Ignorant and prejudiced pundits claim that religion (or rather, what they see as the wrong religion) is dangerous for young people to experiment with. Really? More dangerous than drugs? What is the difference between someone who preaches a potentially dangerous ideology and someone who flirts and encourages others to flirt with a definitely deadly and illegal substance? Do the conservative pundits think we are stupid enough to believe that a young Muslim reading Maududi or Shariati or either or both Qutbs is as risky as a young person (Muslim or otherwise) injecting the first dose of heroin into their veins? Reading the works of mainstream political Islamic movements might make you a little warped to begin with. But then, so does reading Marx and Engels'
Communist Manifesto
. Or reading Hayek's
The Road to Serfdom
. Or trying to read Ayn Rand's
Atlas Shrugged
without falling asleep.

Later in life, after leaving university and joining the Young Liberals, I met people who went on to become involved in all kinds of illegal activities which they deemed consistent with their understanding of conservatism or liberalism. The first domino in their political activism may have been reading a speech by Sir Robert Menzies or a book by Karl Popper.
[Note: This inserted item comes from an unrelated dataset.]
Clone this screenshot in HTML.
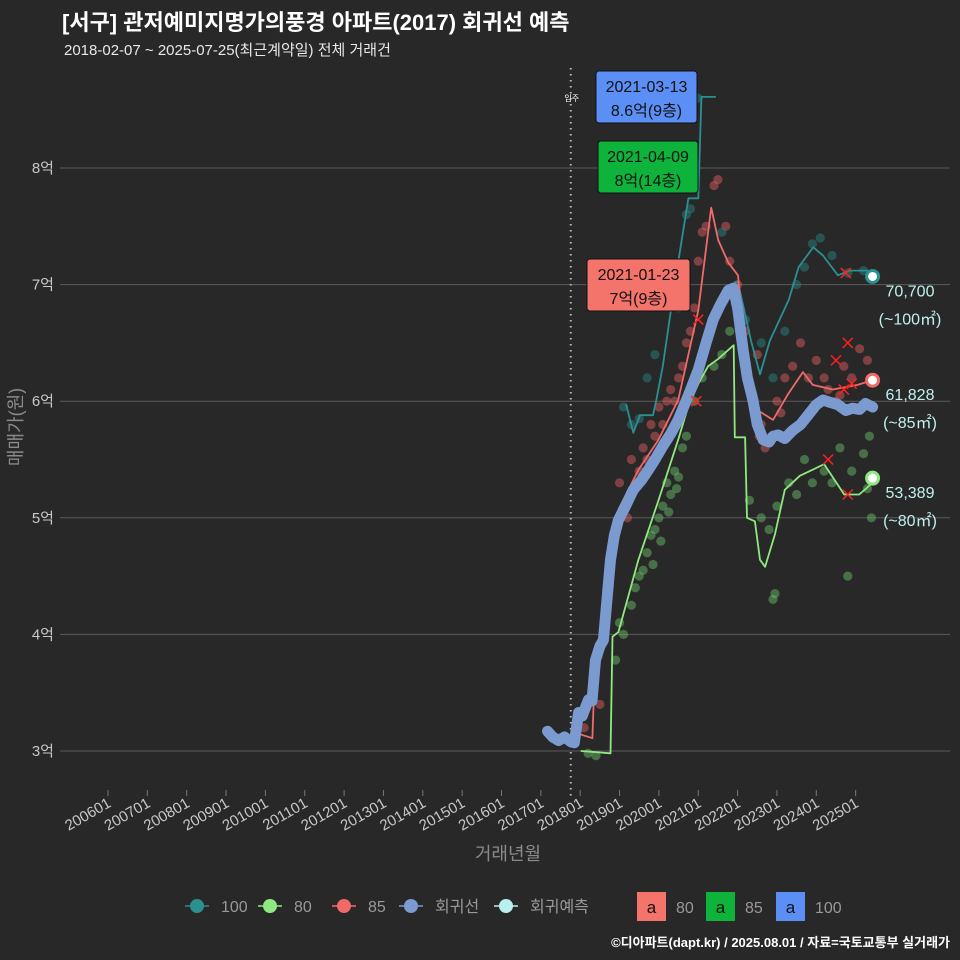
<!DOCTYPE html>
<html><head><meta charset="utf-8">
<style>
html,body{margin:0;padding:0;background:#282829;}
svg{display:block;font-family:"Liberation Sans","Noto Sans CJK KR",sans-serif;}
</style></head>
<body>
<svg id="chart" width="960" height="960" viewBox="0 0 960 960">
<rect width="960" height="960" fill="#282829"/>
<text x="62" y="30" font-size="22" font-weight="bold" fill="#fff">[서구] 관저예미지명가의풍경 아파트(2017) 회귀선 예측</text>
<text x="64" y="55" font-size="15" fill="#e8e8e8">2018-02-07 ~ 2025-07-25(최근계약일) 전체 거래건</text>
<g id="grid"></g>
<g id="yaxis"></g>
<g id="xaxis"></g>
<text transform="translate(22,427) rotate(-90)" text-anchor="middle" font-size="18" fill="#8a8a8a">매매가(원)</text>
<text x="508" y="860" text-anchor="middle" font-size="18" fill="#8a8a8a">거래년월</text>
<g id="marks"></g>
<g id="legend"></g>
<text x="950" y="947" text-anchor="end" font-size="13" font-weight="bold" fill="#fff">©디아파트(dapt.kr) / 2025.08.01 / 자료=국토교통부 실거래가</text>
</svg>
<script>
const yTicks=[3,4,5,6,7,8];
const yTickLabels=['3억','4억','5억','6억','7억','8억'];
const xTickYears=[2006,2007,2008,2009,2010,2011,2012,2013,2014,2015,2016,2017,2018,2019,2020,2021,2022,2023,2024,2025];
const xTickLabels=['200601','200701','200801','200901','201001','201101','201201','201301','201401','201501','201601','201701','201801','201901','202001','202101','202201','202301','202401','202501'];
const trendYears=[2017.17,2017.3,2017.45,2017.6,2017.76,2017.85,2017.96,2018.05,2018.21,2018.3,2018.39,2018.5,2018.59,2018.68,2018.77,2018.87,2018.97,2019.15,2019.35,2019.55,2019.73,2019.9,2020.11,2020.3,2020.49,2020.75,2021.0,2021.2,2021.38,2021.55,2021.76,2021.89,2022.0,2022.14,2022.25,2022.39,2022.5,2022.65,2022.8,2022.9,2023.03,2023.2,2023.4,2023.6,2023.79,2024.0,2024.17,2024.35,2024.55,2024.75,2024.92,2025.1,2025.25,2025.43];
const trendValues=[3.17,3.12,3.09,3.12,3.08,3.07,3.33,3.3,3.44,3.43,3.78,3.9,3.95,4.3,4.64,4.85,4.98,5.1,5.24,5.32,5.41,5.5,5.62,5.72,5.84,6.05,6.27,6.5,6.7,6.82,6.95,6.97,6.8,6.44,6.2,6.01,5.8,5.67,5.65,5.7,5.71,5.68,5.75,5.8,5.88,5.97,6.01,5.99,5.97,5.92,5.94,5.93,5.98,5.95];
const red85Years=[2018.03,2018.31,2018.39,2018.59,2018.72,2018.97,2019.48,2019.99,2020.49,2021.0,2021.33,2021.51,2021.76,2022.01,2022.14,2022.27,2022.52,2022.9,2023.28,2023.66,2023.91,2024.42,2025.05,2025.43];
const red85Values=[3.14,3.11,3.86,3.9,4.64,5.07,5.41,5.67,6.01,6.78,7.66,7.38,7.19,7.08,6.61,6.01,5.92,5.84,6.06,6.25,6.14,6.1,6.14,6.18];
const green80Years=[2018.03,2018.77,2018.82,2018.97,2019.48,2019.99,2020.49,2020.74,2021.0,2021.25,2021.5,2021.9,2021.93,2022.19,2022.24,2022.44,2022.57,2022.7,2022.95,2023.2,2023.58,2024.2,2024.71,2025.09,2025.43];
const green80Values=[3.0,2.98,3.98,4.02,4.64,5.15,5.67,5.95,6.15,6.3,6.36,6.48,5.69,5.69,5.0,4.97,4.64,4.58,4.86,5.24,5.36,5.46,5.2,5.2,5.3];
const teal100Years=[2019.17,2019.35,2019.52,2019.85,2019.93,2020.1,2020.4,2020.75,2021.0,2021.08,2021.43,null,2021.93,2022.01,2022.34,2022.57,2022.82,2023.3,2023.55,2023.92,2024.17,2024.55,2024.85,2025.3];
const teal100Values=[5.97,5.73,5.88,5.88,6.0,6.3,7.0,7.74,7.74,8.61,8.61,null,7.02,7.02,6.52,6.23,6.52,6.87,7.15,7.32,7.25,7.08,7.12,7.12];
const tealDotsY=[2019.1,2019.3,2019.5,2019.7,2019.9,2020.5,2020.7,2020.8,2021.0,2021.6,2022.2,2022.6,2022.9,2023.2,2023.5,2023.7,2023.9,2024.1,2024.4,2024.8,2025.2];
const tealDotsV=[5.95,5.8,5.85,6.2,6.4,6.8,7.6,7.65,8.6,7.45,6.7,6.5,6.2,6.6,7.0,7.15,7.35,7.4,7.25,7.1,7.12];
const redDotsY=[2018.1,2018.5,2018.9,2019.0,2019.2,2019.3,2019.5,2019.6,2019.8,2019.9,2020.0,2020.2,2020.3,2020.5,2020.6,2020.7,2020.9,2021.0,2021.1,2021.2,2021.4,2021.5,2021.7,2021.8,2022.0,2022.2,2022.5,2022.6,2022.7,2023.0,2023.2,2023.4,2023.6,2023.8,2024.0,2024.3,2024.5,2024.7,2024.9,2025.1,2025.3,2025.4,2019.4,2019.7,2020.1,2020.4,2020.8,2022.55,2023.1,2024.2,2024.6];
const redDotsV=[3.2,3.4,4.9,5.3,5.0,5.5,5.4,5.6,5.8,5.7,5.95,6.0,6.1,6.2,6.3,6.5,6.8,7.2,7.45,7.5,7.85,7.9,7.5,7.2,7.0,6.6,6.4,5.8,5.6,6.0,6.2,6.3,6.5,6.2,6.35,6.1,6.0,6.3,6.2,6.45,6.35,6.2,5.25,5.5,5.8,6.0,6.6,5.7,5.9,6.2,6.05];
const greenDotsY=[2018.2,2018.4,2018.9,2019.0,2019.1,2019.3,2019.4,2019.5,2019.6,2019.7,2019.8,2019.9,2020.0,2020.1,2020.2,2020.3,2020.4,2020.5,2020.6,2020.7,2020.9,2021.1,2021.4,2021.6,2021.8,2022.3,2022.6,2022.8,2022.9,2022.95,2023.0,2023.3,2023.5,2023.7,2023.9,2024.2,2024.4,2024.6,2024.8,2024.9,2025.2,2025.3,2025.4,2025.35,2019.85,2020.05,2020.25,2020.45];
const greenDotsV=[2.98,2.96,3.78,4.1,4.0,4.25,4.4,4.5,4.55,4.7,4.85,4.9,5.0,5.1,5.3,5.2,5.4,5.35,5.6,5.7,6.0,6.2,6.3,6.4,6.6,5.15,5.0,4.9,4.3,4.35,5.1,5.3,5.2,5.5,5.3,5.4,5.3,5.6,4.5,5.4,5.55,5.25,5.0,5.7,4.6,4.8,5.05,5.25];
const cancelY=[2021.0,2020.95,2024.3,2024.5,2024.8,2024.75,2024.7,2024.9,2024.8];
const cancelV=[6.7,6.0,5.5,6.35,6.5,7.1,6.1,6.15,5.2];
const endLabels=['70,700','61,828','53,389'];
const endAreas=['(~100㎡)','(~85㎡)','(~80㎡)'];

const NS='http://www.w3.org/2000/svg';
function X(yr){return 108+(yr-2006)*39.35;}
function Y(v){return 751-(v-3)*116.6;}
function mk(tag,attrs,parent){const e=document.createElementNS(NS,tag);for(const k in attrs)e.setAttribute(k,attrs[k]);parent.appendChild(e);return e;}
const grid=document.getElementById('grid'),ya=document.getElementById('yaxis'),xa=document.getElementById('xaxis'),marks=document.getElementById('marks'),leg=document.getElementById('legend');

yTicks.forEach((t,i)=>{
  const l=mk('line',{x1:60,x2:950,y1:Y(t),y2:Y(t),stroke:'#5a5a5a','stroke-width':1},grid);
  
  
  const tx=mk('text',{x:54,y:Y(t)+5,'text-anchor':'end','font-size':15,fill:'#c8c8c8'},ya);
  tx.textContent=yTickLabels[i];
  
  
});
xTickYears.forEach((yr,i)=>{
  const x=X(yr);
  const tk=mk('line',{x1:x,x2:x,y1:790,y2:796,stroke:'#777'},xa);
  
  
  const tx=mk('text',{transform:`translate(${x+4},${806}) rotate(-30)`,'text-anchor':'end','font-size':15,fill:'#c8c8c8'},xa);
  tx.textContent=xTickLabels[i];
  
  
});

const mv=mk('line',{x1:X(2017.76),x2:X(2017.76),y1:68,y2:800,stroke:'#bbb','stroke-width':2,'stroke-dasharray':'1.5 4.5'},marks);


const mvt=mk('text',{x:X(2017.76)+1,y:101,'text-anchor':'middle','font-size':8,fill:'#fff'},marks);
mvt.textContent='입주';



function dots(ys,vs,color,name){
  ys.forEach((yr,i)=>{
    const c=mk('circle',{cx:X(yr),cy:Y(vs[i]),r:4.6,fill:color,'fill-opacity':0.45},marks);
    
    
  });
}
dots(greenDotsY,greenDotsV,'#6cc86c','dot-80');
dots(redDotsY,redDotsV,'#e86060','dot-85');
dots(tealDotsY,tealDotsV,'#2a8a8a','dot-100');

function stepPath(ys,vs){
  let d='',start=true;
  ys.forEach((yr,i)=>{
    if(yr===null){start=true;return;}
    d+=(start?'M':'L')+X(yr).toFixed(1)+','+Y(vs[i]).toFixed(1)+' ';start=false;
  });
  return d;
}
function line(ys,vs,color,w,name){
  const p=mk('path',{d:stepPath(ys,vs),fill:'none',stroke:color,'stroke-width':w,'stroke-linejoin':'round','stroke-linecap':'round'},marks);
  
  
}
line(teal100Years,teal100Values,'#2b9090',1.8,'line-100');
line(green80Years,green80Values,'#90e880',1.8,'line-80');
line(red85Years,red85Values,'#f06a6a',1.8,'line-85');
line(trendYears,trendValues,'#7b9bd0',11,'trend-line');

cancelY.forEach((yr,i)=>{
  const x=X(yr),y=Y(cancelV[i]);
  const g=mk('path',{d:`M${x-5},${y-5}L${x+5},${y+5}M${x+5},${y-5}L${x-5},${y+5}`,stroke:'#ff2020','stroke-width':1.5},marks);
  
  
});

const endColors=['#2b9090','#f06a6a','#90e880'];
const endVals=[7.07,6.18,5.34];
endVals.forEach((v,i)=>{
  const x=X(2025.43),y=Y(v);
  const c=mk('circle',{cx:x,cy:y,r:6,fill:'#fff',stroke:endColors[i],'stroke-width':3},marks);
  
  
  const t1=mk('text',{x:910,y:y+20,'text-anchor':'middle','font-size':16,fill:'#bff0ee'},marks);
  t1.textContent=endLabels[i];
  
  
  const t2=mk('text',{x:910,y:y+48,'text-anchor':'middle','font-size':16,fill:'#bff0ee'},marks);
  t2.textContent=endAreas[i];
  
  
});

const boxX=[596,598,587],boxY=[71,141,259],boxW=[101,100,103],boxC=['#5b8ff5','#0db33a','#f4736b'];
const boxL1=['2021-03-13','2021-04-09','2021-01-23'],boxL2=['8.6억(9층)','8억(14층)','7억(9층)'];
boxX.forEach((bx,i)=>{
  const r=mk('rect',{x:bx,y:boxY[i],width:boxW[i],height:52,rx:3,fill:boxC[i],stroke:'#111','stroke-width':1},marks);
  
  
  const a=mk('text',{x:bx+boxW[i]/2,y:boxY[i]+21,'text-anchor':'middle','font-size':16,fill:'#111'},marks);
  a.textContent=boxL1[i];
  
  
  const b=mk('text',{x:bx+boxW[i]/2,y:boxY[i]+45,'text-anchor':'middle','font-size':16,fill:'#111'},marks);
  b.textContent=boxL2[i];
  
  
});

const legX=[197,270,344,411,506],legC=['#2b9090','#90e880','#f06a6a','#7b9bd0','#b8f0f0'],legT=['100','80','85','회귀선','회귀예측'];
legX.forEach((x,i)=>{
  const l=mk('line',{x1:x-12,x2:x+12,y1:906,y2:906,stroke:legC[i],'stroke-width':1.5},leg);
  
  
  const c=mk('circle',{cx:x,cy:906,r:7,fill:legC[i]},leg);
  
  
  const t=mk('text',{x:x+24,y:912,'font-size':16,fill:'#999'},leg);
  t.textContent=legT[i];
  
  
});
const lbX=[637,706,776],lbC=['#f4736b','#0db33a','#5b8ff5'],lbT=['80','85','100'];
lbX.forEach((x,i)=>{
  const r=mk('rect',{x:x,y:892,width:29,height:29,fill:lbC[i]},leg);
  
  
  const a=mk('text',{x:x+14.5,y:913,'text-anchor':'middle','font-size':17,fill:'#111'},leg);
  a.textContent='a';
  
  
  const t=mk('text',{x:x+39,y:913,'font-size':16,fill:'#999'},leg);
  t.textContent=lbT[i];
  
  
});
</script>
</body></html>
Other dominos fell in quick succession, and they eventually ended up with criminal records. These boys may not have supported suicide bombings but they did revel in the carpet-bombing of innocent civilians in Iraq. They may not have become Islamo-fascists because they were too busy being the genuine article. They may not have believed in anti-Jewish conspiracy theories but they certainly subscribed to the equivalent anti-Muslim ones. Should we blame the first domino for all the subsequent
ones that fell? Should we declare that reading the works of conservative political philosophers can lead one to criminal activity? Or support for wars of genocide and ethnic cleansing?